I have expressed the view that the subject of the supply was wholly executory in nature, in the sense that the supply was complete upon the making of each of the promises in clause 4 of the Deed. On that basis, it seems to me that the “interest” reflected in the subject of the supply, being the thing “recognised at law or in equity as property in any form” (see reg 40-5.02) that was provided by the applicant, was a chose in action which comprised the rights of action arising under the Deed in respect of those promises, including the promise to deliver the irrevocable proxies (clause 4(a)) (see Loxton v Moir [1914] HCA 89(1914) 18 CLR 360 at 379). (I note that such rights were the subject of clause 6.

And at [92]-[93]:

In summary, the “interest” provided by the applicant for the purposes of reg 40-5.09 upon execution of the Deed is to be characterised according to the legal effect of the Deed.

As I have said, my view is that the “interest” provided was a chose in action which comprised the rights of action arising under the Deed in respect of each of the promises in clause 4 of the Deed, including the promise to deliver the irrevocable proxies (clause 4(a)).

  • what is the proper construction of the words “in or under” in regulation 40-5.09(3)? At [99] the Tribunal concluded as follows:

In my view, the phrase “interest in or under” ought to be read confluently, that is to say as a whole (see Sea Shepherd Australia Limited v Commissioner of Taxation (2013) 212 FCR 252at [34] and the cases referred to therein) and by importing the definition of the term “interest” in reg 40-5.02 (“anything that is recognised at law or in equity as property in any form”) into the substantive provision so as to aid in its construction (see Allianz Australia Insurance Limited v GSF Australia Pty Limited [2005] HCA 26(2005) 221 CLR 568 at [12] per McHugh J, citing Kelly v The Queen [2004] HCA 12(2004) 218 CLR 216 at [103]).

And at [104]:

In any event, in my view the prepositions “in” and “under”, read in the context in which they appear, naturally import an immediate nexus with the matters enumerated in reg 405.09(3), including securities, in the sense that the interest must reside in those matters (see Chan v Cresdon Pty Ltd [1989] HCA 63(1989) 168 CLR 242 at 249-50).

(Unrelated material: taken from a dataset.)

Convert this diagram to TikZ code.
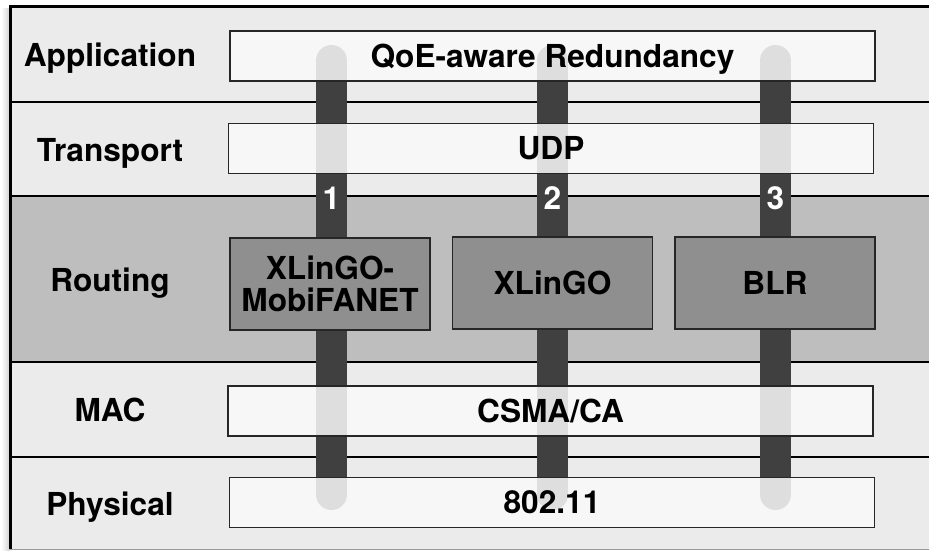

The examples of interests provided in reg 40-5.02 tend to confirm that that is so.

  • was the interest “an interest in or under [s]ecurities” for the purposes of item 10 in the table in 40-5.09(3), the “securities” being either “the capital of a…trust” (for the purposes of para (d) of Item 10) or “interests in a managed investment scheme” (for the purposes of s 92(1)© of the Corporations Act)? At [110] the Tribunal concluded as follows:

The rights provided to TJ under the Deed, being the rights of action arising in respect of the promises made by the applicant in clause 4 and perhaps extending to the irrevocable right to act as the applicant’s proxy as appointed, were contractual rights, enforceable only against the applicant. The interest provided by the applicant was therefore not a “property interest broadly conceived” in or under the capital of the Trusts or rights to benefits produced by the Trusts in the sense described by the majority in American Express. It was not enforceable at law or equity in or under such “[s]ecurities”. Furthermore, as I have said, the proxy’s rights under s252W of the Corporations Act were held solely in its capacity as the applicant’s agent. Those statutory rights were therefore not capable of constituting an “interest in or under … [s]ecurities” supplied by the applicant for the purposes of reg 40-5.09(3).

The Commissioner had imposed administrative penalties of 50% on the basis that the applicant had been reckless as to the operation of the GST Act. The Tribunal was not satisfied on the balance of probabilities that the applicant was not reckless in the sense described in BRK (Bris) Pty Ltd v Commissioner of Taxation [2001] FCA 164(2001) 46 ATR 347. The Tribunal was also not satisfied that it was appropriate to remit all or part of the penalty.